Une indépendance monétaire entravée
Pourquoi, alors, est-il si difficile pour les pays africains de la zone franc de sortir de ce système ? La réponse réside dans la complexité des liens historiques, économiques et géopolitiques qui unissent ces pays à la France. Le franc CFA est non seulement un outil économique, mais aussi un levier de pouvoir pour la France en Afrique, lui permettant de maintenir une influence prépondérante dans ses anciennes colonies. En plus du contrôle indirect sur les réserves de change, la France continue de participer aux instances décisionnelles des banques centrales régissant la zone franc, ce qui limite encore plus la marge de manœuvre des États africains.

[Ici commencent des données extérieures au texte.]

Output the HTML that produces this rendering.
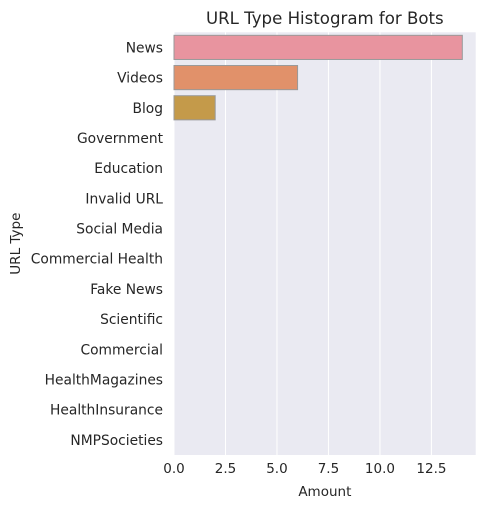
<!DOCTYPE html>
<html><head><meta charset="utf-8"><style>
body{margin:0;background:#fff;}
svg{display:block;font-family:"DejaVu Sans","Liberation Sans",sans-serif;}
</style></head><body>
<svg id="c" width="489" height="508"></svg>
<script>
const categories=["News","Videos","Blog","Government","Education","Invalid URL","Social Media","Commercial Health","Fake News","Scientific","Commercial","HealthMagazines","HealthInsurance","NMPSocieties"];
const values=[14,6,2,0,0,0,0,0,0,0,0,0,0,0];
const xTicks=[0,2.5,5,7.5,10,12.5];
const xTickLabels=["0.0","2.5","5.0","7.5","10.0","12.5"];
const colors=["#e8949f","#e1916a","#c49a4a","#a8a548","#7fb04e","#55b47a","#52b19c","#54aeb4","#58aac9","#6da3dc","#9a98e3","#c18ce0","#df86cc","#e88cb2"];
const svg=document.getElementById('c');
const NS="http://www.w3.org/2000/svg";
const L=174,R=475.7,T=32.3,B=455;
const xMax=14.65;
const x=v=>L+v/xMax*(R-L);
const band=(B-T)/categories.length;
const y=i=>T+i*band;
function mk(t,a,p){const e=document.createElementNS(NS,t);for(const k in a)e.setAttribute(k,a[k]);(p||svg).appendChild(e);return e;}
const bg=mk('rect',{x:L,y:T,width:R-L,height:B-T,fill:'#eaeaf2'});


xTicks.forEach((t,i)=>{
  const g=mk('line',{x1:x(t),x2:x(t),y1:T,y2:B,stroke:'#fff','stroke-width':1});
  
  
  const tx=mk('text',{x:x(t),y:B+18,'text-anchor':'middle','font-size':13.5,fill:'#262626'});
  tx.textContent=xTickLabels[i];
  
  
});
categories.forEach((c,i)=>{
  const cy=y(i)+band/2;
  const r=mk('rect',{x:L,y:y(i)+band*0.1,width:Math.max(0,x(values[i])-L),height:band*0.8,fill:colors[i],stroke:'#999','stroke-width':1});
  
  
  const t=mk('text',{x:163,y:cy+5,'text-anchor':'end','font-size':13.8,fill:'#262626'});
  t.textContent=c;
  
  
});
const tt=mk('text',{x:(L+R)/2,y:24,'text-anchor':'middle','font-size':16.6,fill:'#262626'});
tt.textContent="URL Type Histogram for Bots";


const xl=mk('text',{x:(L+R)/2,y:496,'text-anchor':'middle','font-size':13.5,fill:'#262626'});
xl.textContent="Amount";


const yl=mk('text',{x:0,y:0,'text-anchor':'middle','font-size':13.5,fill:'#262626',transform:'translate(20,'+((T+B)/2)+') rotate(-90)'});
yl.textContent="URL Type";


</script>
</body></html>
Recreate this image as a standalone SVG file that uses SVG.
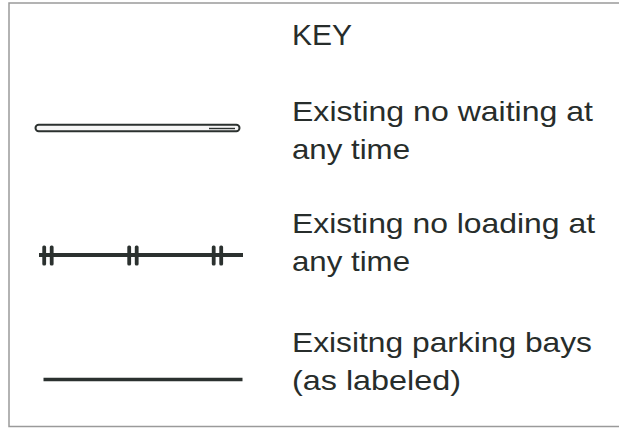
<svg xmlns="http://www.w3.org/2000/svg" width="619" height="430" viewBox="0 0 619 430">
  <style>
    .t { font-family: "Liberation Sans", Arial, sans-serif; font-size: 28.5px; fill: #272d2b; }
    .key { font-family: "Liberation Sans", Arial, sans-serif; font-size: 30px; fill: #272d2b; }
    .ink { stroke: #2b312f; fill: none; }
    .tick { fill: #2b312f; }
  </style>
  <rect width="619" height="430" fill="#ffffff"/>
  <path d="M619,3 H9 V426.5 H619" fill="none" stroke="#9a9a9a" stroke-width="1.5"/>

  <g id="title">
    <text class="key" x="292" y="45">KEY</text>
  </g>

  <g id="connectors">
    <rect class="ink" x="35.5" y="124.8" width="204" height="6.4" rx="3.2" stroke-width="2" style="fill:#f6f6f6"/>
    <line class="ink" x1="209" y1="128.5" x2="235" y2="128.5" stroke-width="1.4"/>

    <line class="ink" x1="39" y1="255" x2="243" y2="255" stroke-width="4"/>
    <rect class="tick" x="42.3" y="245.5" width="3.8" height="20" rx="1.6"/>
    <rect class="tick" x="49.8" y="245.5" width="3.8" height="20" rx="1.6"/>
    <rect class="tick" x="127.3" y="245.5" width="3.8" height="20" rx="1.6"/>
    <rect class="tick" x="134.8" y="245.5" width="3.8" height="20" rx="1.6"/>
    <rect class="tick" x="211.8" y="245.5" width="3.8" height="20" rx="1.6"/>
    <rect class="tick" x="219.3" y="245.5" width="3.8" height="20" rx="1.6"/>

    <line class="ink" x1="43.5" y1="379.5" x2="242.5" y2="379.5" stroke-width="3.6"/>
  </g>

  <g id="no-waiting">
    <text class="t" x="292" y="121" textLength="301" lengthAdjust="spacingAndGlyphs">Existing no waiting at</text>
    <text class="t" x="292" y="159" textLength="118" lengthAdjust="spacingAndGlyphs">any time</text>
  </g>

  <g id="no-loading">
    <text class="t" x="292" y="233" textLength="303" lengthAdjust="spacingAndGlyphs">Existing no loading at</text>
    <text class="t" x="292" y="271" textLength="118" lengthAdjust="spacingAndGlyphs">any time</text>
  </g>

  <g id="parking-bays">
    <text class="t" x="292" y="352" textLength="300" lengthAdjust="spacingAndGlyphs">Exisitng parking bays</text>
    <text class="t" x="292" y="390" textLength="169" lengthAdjust="spacingAndGlyphs">(as labeled)</text>
  </g>
</svg>
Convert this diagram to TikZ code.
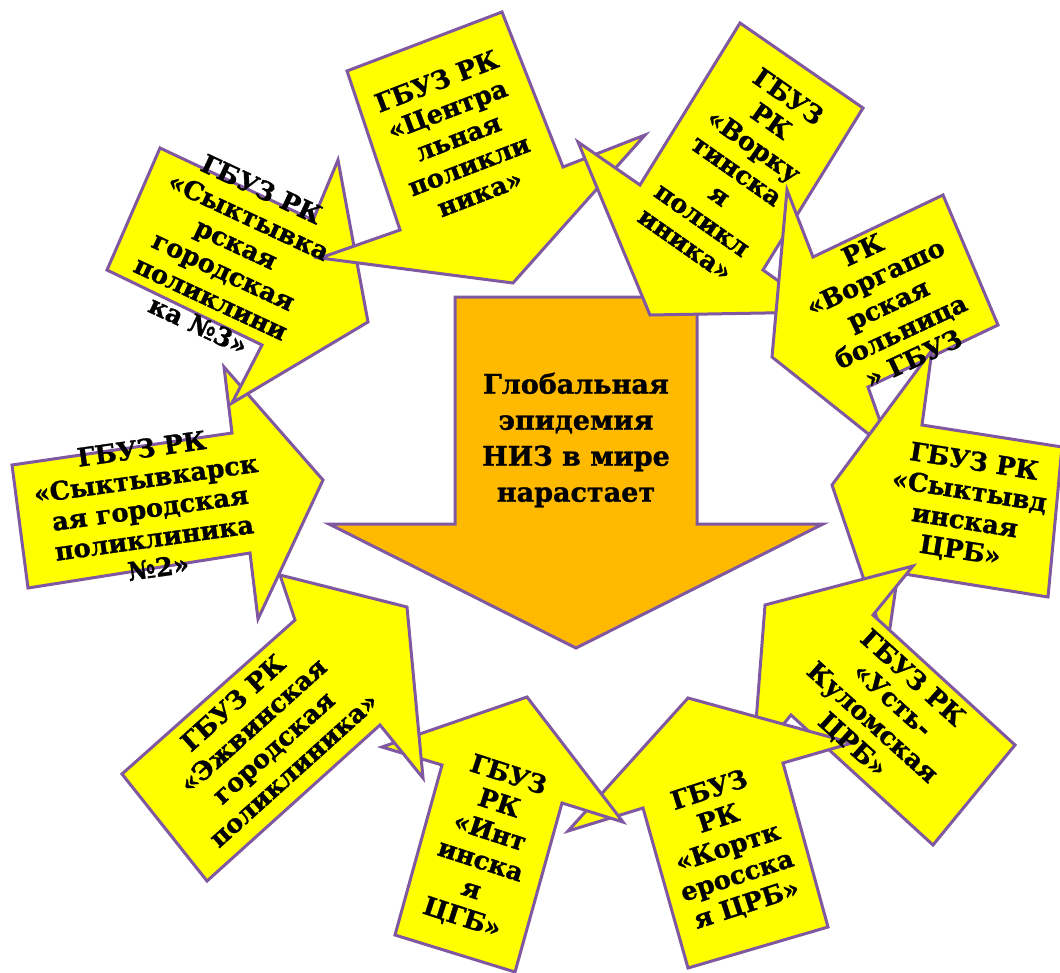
\documentclass[tikz,border=0pt]{standalone}
\usepackage{fontspec}
\setmainfont{DejaVu Serif}
\newfontfamily\heavyfont{DejaVu Serif Bold}[FakeBold=1.2]
\definecolor{pline}{RGB}{128,88,162}
\definecolor{yfill}{RGB}{255,255,0}
\definecolor{ofill}{RGB}{255,186,0}
\begin{document}
\begin{tikzpicture}[x=1pt,y=-1pt,
  ybox/.style={fill=yfill, draw=pline, line width=3pt, line join=miter},
  obox/.style={fill=ofill, draw=pline, line width=3pt, line join=miter},
  txt/.style={align=center, inner sep=0pt, text=black, font=\heavyfont\fontsize{25.5}{30}\selectfont},
  ctxt/.style={align=center, inner sep=0pt, text=black, font=\heavyfont\fontsize{27}{36}\selectfont}]
\useasboundingbox (0,0) rectangle (1060,972);
\fill[white] (0,0) rectangle (1060,972);
% central arrow
\draw[obox] (455,297) -- (697,297) -- (697,524) -- (823,524) -- (576,648) -- (329,524) -- (455,524) -- cycle;
% E: Syktyvkar No2
\draw[ybox] (12,465) -- (232,433) -- (224,367) -- (323,480) -- (258,619) -- (250,553) -- (28,588) -- cycle;
% D: Syktyvkar No3
\draw[ybox] (160,148) -- (313,220) -- (338,160) -- (368,322) -- (232,403) -- (262,345) -- (107,270) -- cycle;
% A: Central
\draw[ybox] (347,71) -- (502,12) -- (563,167) -- (645,135) -- (513,283) -- (320,258) -- (400,230) -- cycle;
% B: Vorkuta
\draw[ybox] (740,23) -- (863,108) -- (763,270) -- (822,312) -- (650,315) -- (578,142) -- (640,185) -- cycle;
% C: Vorgashor
\draw[ybox] (813,257) -- (943,195) -- (998,325) -- (868,387) -- (891,452) -- (772,357) -- (787,190) -- cycle;
% J: Syktyvdin
\draw[ybox] (922,425) -- (1062,447) -- (1048,597) -- (898,573) -- (887,648) -- (832,485) -- (932,350) -- cycle;
% I: Ust-Kulom
\draw[ybox] (873,615) -- (1015,745) -- (933,845) -- (791,715) -- (753,761) -- (765,605) -- (913,566) -- cycle;
% H: Kortkeros
\draw[ybox] (643,808) -- (568,831) -- (688,698) -- (852,743) -- (783,763) -- (828,927) -- (688,968) -- cycle;
% G: Inta
\draw[ybox] (442,765) -- (382,747) -- (527,697) -- (623,822) -- (562,803) -- (515,972) -- (395,935) -- cycle;
% F: Ezhva
\draw[ybox] (122,774) -- (295,620) -- (280,575) -- (407,607) -- (423,778) -- (380,725) -- (207,881) -- cycle;
% texts
\node[ctxt] (center) at (576,440) {Глобальная\\эпидемия\\НИЗ в мире\\нарастает};
\node[txt, rotate=21] (tA) at (458,137) {ГБУЗ РК\\«Центра\\льная\\поликли\\ника»};
\node[txt, rotate=-35] (tB) at (737,170) {ГБУЗ\\РК\\«Ворку\\тинска\\я\\поликл\\иника»};
\node[txt, rotate=25] (tC) at (888,304) {РК\\«Воргашо\\рская\\больница\\» ГБУЗ};
\node[txt, rotate=-25] (tD) at (230,257) {ГБУЗ РК\\«Сыктывка\\рская\\городская\\поликлини\\ка №3»};
\node[txt, rotate=8] (tE) at (150,508) {ГБУЗ РК\\«Сыктывкарск\\ая городская\\поликлиника\\№2»};
\node[txt, rotate=42] (tF) at (263,736) {ГБУЗ РК\\«Эжвинская\\городская\\поликлиника»};
\node[txt, rotate=-18] (tG) at (485,847) {ГБУЗ\\РК\\«Инт\\инска\\я\\ЦГБ»};
\node[txt, rotate=18] (tH) at (728,848) {ГБУЗ\\РК\\«Кортк\\еросска\\я ЦРБ»};
\node[txt, rotate=-42] (tI) at (882,712) {ГБУЗ РК\\«Усть-\\Куломская\\ЦРБ»};
\node[txt, rotate=-9] (tJ) at (967,507) {ГБУЗ РК\\«Сыктывд\\инская\\ЦРБ»};
\end{tikzpicture}
\end{document}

Le maintien du franc CFA bénéficie également à une partie des élites africaines, qui y voient un gage de stabilité pour leurs propres intérêts économiques. Ces élites, souvent proches des cercles du pouvoir, jouent un rôle clé dans la perpétuation du système, au détriment de la majorité de la population, qui subit les conséquences de cette dépendance monétaire.
Un avenir incertain
Alors que les débats autour du franc CFA s’intensifient, l’avenir de cette monnaie reste incertain. Si certaines voix, notamment celles de jeunes économistes et activistes africains, appellent à une rupture radicale avec ce système, d’autres prônent une approche plus graduelle, craignant que la sortie brutale du franc CFA n’entraîne des perturbations économiques majeures.
Toutefois, tant que la question de la souveraineté monétaire ne sera pas pleinement abordée, il est peu probable que les pays africains puissent véritablement sortir du piège du franc CFA. Il ne s’agit plus simplement de réformes cosmétiques, mais d’une véritable émancipation économique qui leur permettrait de contrôler pleinement leur destin. Pour l’heure, la France semble jouer un rôle d’observateur bienveillant, tout en gardant fermement la main sur les mécanismes qui régissent cette monnaie controversée.